"Urgent action is needed to prevent this horrendous abuse from appearing online"
NSPCC Head of Child Safety Online
Claire Lilley, Head of Child Safety Online for the NSPCC, said:
"This is an alarming study and just a fragment of the hundreds of other similar convictions during the same period. The Prime Minister made a bold move in announcing a host of initiatives to tackle this problem, but it is clear that, 2 years after he called for a crackdown, the scale of the issue is proving to be massive.
"One of the major challenges facing police forces is that as technology advances offenders are inventing new ways to commit crimes. We heard cases about offenders live streaming abuse or grooming children through social networks under fake identities.
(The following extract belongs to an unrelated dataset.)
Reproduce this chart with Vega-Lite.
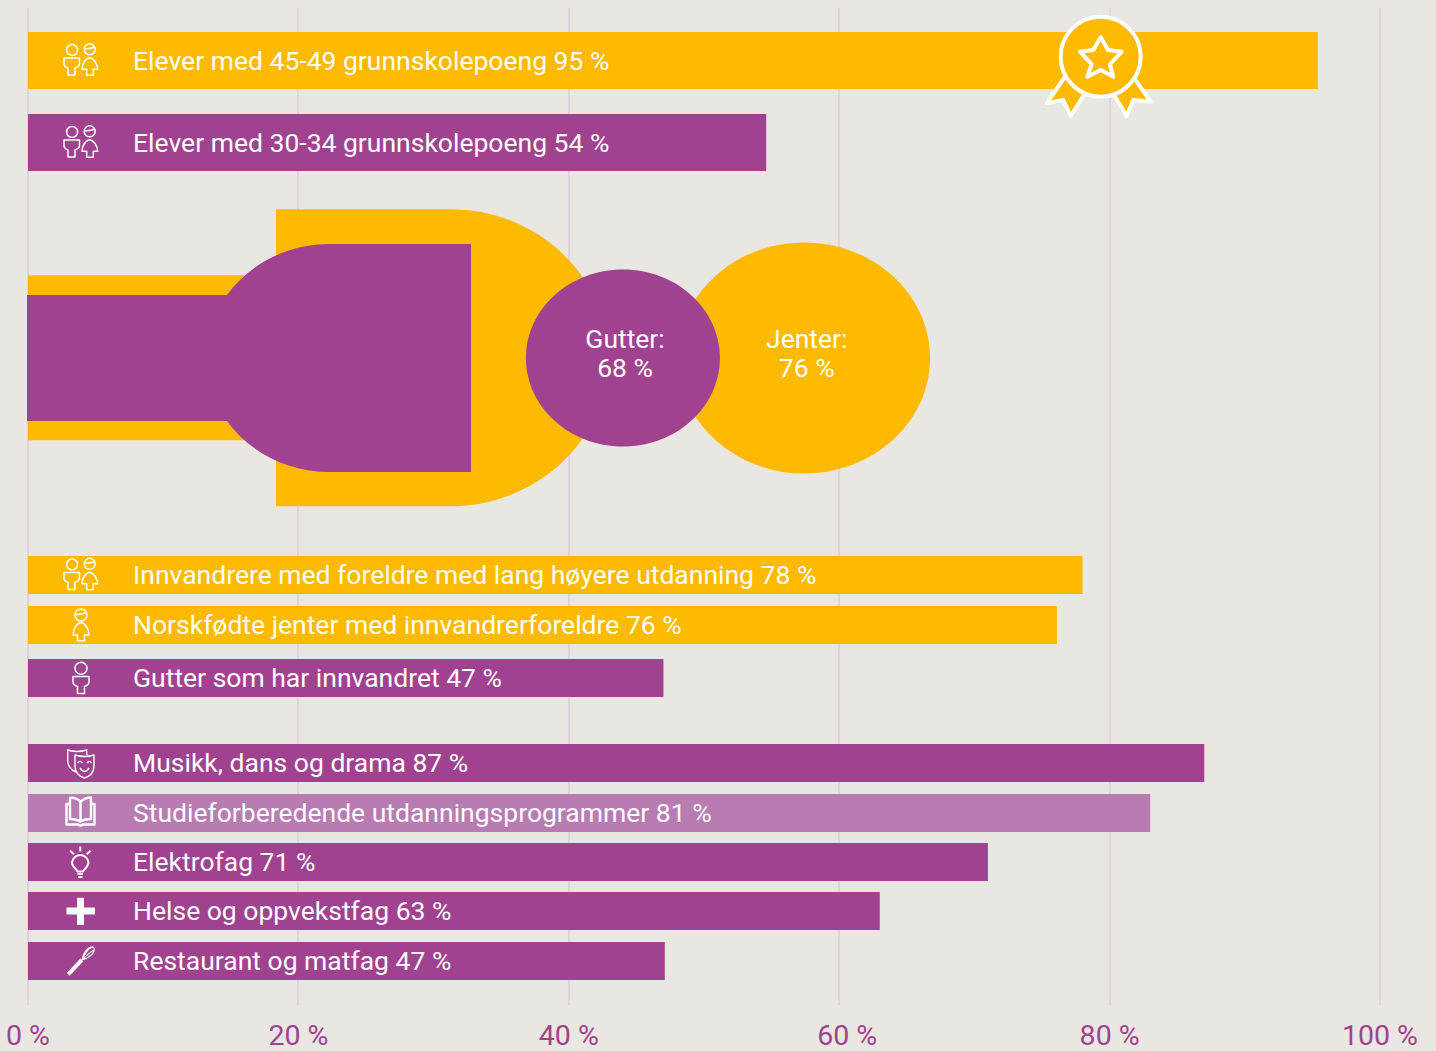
{
"$schema":"https://vega.github.io/schema/vega-lite/v6.json",
"width":1436,"height":997,
"autosize":{"type":"none"},
"padding":{"left":0,"right":0,"top":8,"bottom":46},
"background":"#EAE6E1",
"view":{"stroke":null},
"config":{"scale":{"continuousPadding":0}},
"resolve":{"scale":{"shape":"independent"}},
"datasets":{
"bars":[
{"label":"Elever med 45-49 grunnskolepoeng 95 %","value":95.4,"row":6.05,"group":"bred","tone":"gul","icon":"begge"},
{"label":"Elever med 30-34 grunnskolepoeng 54 %","value":54.6,"row":14.25,"group":"bred","tone":"lilla","icon":"begge"},
{"label":"Innvandrere med foreldre med lang høyere utdanning 78 %","value":78,"row":57.5,"group":"smal","tone":"gul","icon":"begge"},
{"label":"Norskfødte jenter med innvandrerforeldre 76 %","value":76.1,"row":62.5,"group":"smal","tone":"gul","icon":"jente"},
{"label":"Gutter som har innvandret 47 %","value":47,"row":67.8,"group":"smal","tone":"lilla","icon":"gutt"},
{"label":"Musikk, dans og drama 87 %","value":87,"row":76.3,"group":"smal","tone":"lilla","icon":"masker"},
{"label":"Studieforberedende utdanningsprogrammer 81 %","value":83,"row":81.3,"group":"smal","tone":"lys","icon":"bok"},
{"label":"Elektrofag 71 %","value":71,"row":86.2,"group":"smal","tone":"lilla","icon":"pære"},
{"label":"Helse og oppvekstfag 63 %","value":63,"row":91.1,"group":"smal","tone":"lilla","icon":"pluss"},
{"label":"Restaurant og matfag 47 %","value":47.1,"row":96.1,"group":"smal","tone":"lilla","icon":"visp"}
],
"figure":[
{"part":"jenter-flaske","value":0,"row":35.78,"tone":"gul"},
{"part":"jenter-hode","value":57.4,"row":35.8,"tone":"gul"},
{"part":"gutter-flaske","value":0,"row":35.8,"tone":"lilla"},
{"part":"gutter-hode","value":44,"row":35.8,"tone":"lilla"}
],
"figureText":[
{"label":"Gutter:","value":44.16,"row":33.9},
{"label":"68 %","value":44.16,"row":36.8},
{"label":"Jenter:","value":57.6,"row":33.9},
{"label":"76 %","value":57.6,"row":36.8}
],
"award":[{"name":"medalje","value":79.34,"row":5.67}]
},
"layer":[
{"data":{"name":"figure"},
 "mark":{"type":"point","filled":true,"opacity":1,"size":4,"strokeWidth":0},
 "encoding":{
  "x":{"field":"value","type":"quantitative","scale":{"domain":[-2.071,104.142],"nice":false,"zero":false},
   "axis":{"title":null,"values":[0,20,40,60,80,100],"labelExpr":"datum.value + ' %'","domain":false,"ticks":false,"grid":true,"translate":0,"gridColor":"#DCCBE0","gridWidth":1.5,"labelFont":"Roboto","labelFontSize":28.5,"labelColor":"#A0428F","labelPadding":17,"labelFlush":false,"labelBound":false,"labelOverlap":false,"labelAlign":"center",
    "labelOffset":{"condition":{"test":"datum.value === 60","value":8},"value":0}}},
  "y":{"field":"row","type":"quantitative","axis":null,"scale":{"domain":[0.8,100.5],"reverse":true,"nice":false,"zero":false}},
  "color":{"field":"tone","type":"nominal","legend":null,"scale":{"domain":["gul","lilla","lys"],"range":["#FDBA00","#A0428F","#B87CB3"]}},
  "shape":{"field":"part","type":"nominal","legend":null,"scale":{"domain":["jenter-flaske","jenter-hode","gutter-flaske","gutter-hode"],"range":[
   "M0,-82.5 H248 V-148.5 H422 A158,148.5 0 0 1 422,148.5 H248 V82.5 H0 Z",
   "M-126,0 A126,115.5 0 1 1 126,0 A126,115.5 0 1 1 -126,0 Z",
   "M-1,-63 H199 A123.5,114 0 0 1 302,-114 H443 V114 H302 A123.5,114 0 0 1 199,63 H-1 Z",
   "M-97,0 A97,88.5 0 1 1 97,0 A97,88.5 0 1 1 -97,0 Z"]}}
 }},
{"data":{"name":"figureText"},
 "mark":{"type":"text","font":"Roboto","fontSize":26.5,"color":"#FFFFFF","align":"center","baseline":"middle","dy":1},
 "encoding":{"x":{"field":"value","type":"quantitative"},"y":{"field":"row","type":"quantitative"},"text":{"field":"label"}}},
{"data":{"name":"bars"},
 "mark":{"type":"bar","orient":"horizontal"},
 "encoding":{
  "x":{"field":"value","type":"quantitative"},
  "y":{"field":"row","type":"quantitative"},
  "size":{"field":"group","type":"nominal","legend":null,"scale":{"type":"ordinal","domain":["bred","smal"],"range":[57,38]}},
  "color":{"field":"tone","type":"nominal"}
 }},
{"data":{"name":"bars"},
 "mark":{"type":"point","filled":false,"opacity":1,"size":4,"stroke":"#FFFFFF","strokeCap":"butt","strokeJoin":"round"},
 "encoding":{
  "x":{"datum":3.92,"type":"quantitative"},
  "y":{"field":"row","type":"quantitative"},
  "shape":{"field":"icon","type":"nominal","legend":null,"scale":{"domain":["begge","gutt","jente","masker","bok","pære","pluss","visp"],"range":[
   "M-14.4,-10.5 a5.5,5.5 0 1 0 11,0 a5.5,5.5 0 1 0 -11,0 M-17,-2.5 H-1.5 V3 Q-1.5,6 -6,7.5 V14.5 H-13 V7.5 Q-17,6 -17,3 Z M3.2,-11.2 a5.5,5.5 0 1 0 11,0 a5.5,5.5 0 1 0 -11,0 M4,-11.8 Q9,-11.5 13.5,-13.3 M8.7,-2.8 C4,-2 1,4 1,8.8 H5.7 V14.8 H12.3 V8.8 H16.7 C16.7,4 13,-2 8.7,-2.8 Z",
   "M-6,-9.7 a6,6 0 1 0 12,0 a6,6 0 1 0 -12,0 M-8,-1.5 H8 V4 Q8,7 3.5,8.5 V15.5 H-3.5 V8.5 Q-8,7 -8,4 Z",
   "M-6,-10 a6,6 0 1 0 12,0 a6,6 0 1 0 -12,0 M-5.5,-10.5 Q0,-10 5.2,-12.5 M0,-2.5 C-4,-2 -8,4 -8,10 H-3.5 V15.7 H3.5 V10 H8 C8,4 4,-2 0,-2.5 Z",
   "M-6,-8 Q3.5,-5 13,-8 V3 C13,10 8,14 3.5,15 C-1,14 -6,10 -6,3 Z M5.7,-8 V-13 Q-4,-10 -13.3,-13 V-3 C-13.3,3 -10,7 -5,9 M-3.5,0 Q-1,-3 1.5,0 M6,0 Q8.3,-3 10.8,0 M-1,5 Q3.5,12 8,5",
   "M-0.5,-11 C-4,-15 -8,-15.5 -11,-15 V6 C-8,6 -3,6.5 -0.5,9 C2,6.5 7,6 10,6 V-15.5 C7,-15.5 3,-15 -0.5,-11 V9 M-11,-9 H-14.5 V11.5 H-3 Q-0.5,13.5 2,11.5 H13.5 V-9 H10",
   "M-3.5,9.5 C-6,6 -9,4 -9,0.5 A8.3,8.3 0 0 1 7.5,0.5 C7.5,4 4.5,6 2,9.5 Z M-0.7,-15.5 V-10.5 M-11,-11.3 L-7,-7.7 M9.7,-11.3 L5.7,-7.7 M-3.5,12 H2 M-3,15 H1.5",
   "M-14.5,0 H14 M-0.5,-13.3 V14",
   "M-13.7,12.3 L-0.3,-2 M-13.2,12.8 L0.2,-1.5 M-12.7,13.3 L0.7,-1 M-12.2,13.8 L1.2,-0.5 M-11.7,14.3 L1.7,0 M1,-1 C2,-8 6,-13 10,-14 Q14,-15 13,-10 C12,-6 7,-3 1,-1 M1,-1 C4,-8 7,-12 11,-14 M1,-1 C5,-5 9,-9 13,-11"
  ]}},
  "strokeWidth":{"field":"icon","type":"nominal","legend":null,"scale":{"type":"ordinal","domain":["begge","gutt","jente","masker","bok","pære","pluss","visp"],"range":[1.5,1.5,1.5,1.4,2.4,2,7,1.1]}}
 }},
{"data":{"name":"bars"},
 "mark":{"type":"text","font":"Roboto","fontSize":26.5,"color":"#FFFFFF","align":"left","baseline":"middle","dy":1},
 "encoding":{"x":{"datum":7.77,"type":"quantitative"},"y":{"field":"row","type":"quantitative"},"text":{"field":"label"}}},
{"data":{"name":"award"},
 "mark":{"type":"point","filled":true,"opacity":1,"size":4,"fill":"#FDBA00","stroke":"#FFFFFF","strokeWidth":4,"strokeJoin":"round","strokeCap":"round",
  "shape":"M-35.7,20 L-54,46.6 L-37.4,43.3 L-30,59.3 L-15.7,36.6 M33.5,21.5 L50,45 L32.6,43.3 L26,59.3 L13,37.8 M-40,0 A40,40 0 1 1 40,0 A40,40 0 1 1 -40,0 Z M0,-19.4 L7.3,-6.7 L21,-5 L9.3,7.7 L12.6,20 L0,13.3 L-13.4,20 L-9,7.7 L-20.7,-5 L-7.3,-6.7 Z"},
 "encoding":{"x":{"field":"value","type":"quantitative"},"y":{"field":"row","type":"quantitative"}}}
]
}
"We want all UK forces to step up to the challenge of tackling the vast amount of online offending taking place. But they need support. Her Majesty’s Inspectorate of Constabulary (HMIC) recently published a report into how the UK’s police forces deal with the online sexual exploitation of children. Over half of the case files they looked at (52%) were judged to be inadequate or needing improvement. These are 20th century tactics for a 21st century crime.
"We want proper training and resources for officers, ensuring as many victims and offenders can be identified as possible when these crimes are being investigated. Latest technology can help. The new Child Abuse Image Database will enable quicker identification of images and victims. It’s not the whole solution but it’s a very positive step.
"We also want offenders to get the message that this is not a victimless crime. Offenders should stop convincing themselves that there is no harm in ‘just looking’. In every image there is a child who has been the victim of sexual abuse, and every time an adult looks at an image they risk desensitising themselves to that child’s horrific experiences. Just by looking, they increase the demand for more children to be abused, more children to endure this terrible crime.
"They also run the very real risk that when caught they stand to lose everything – their liberty, job, home and even family."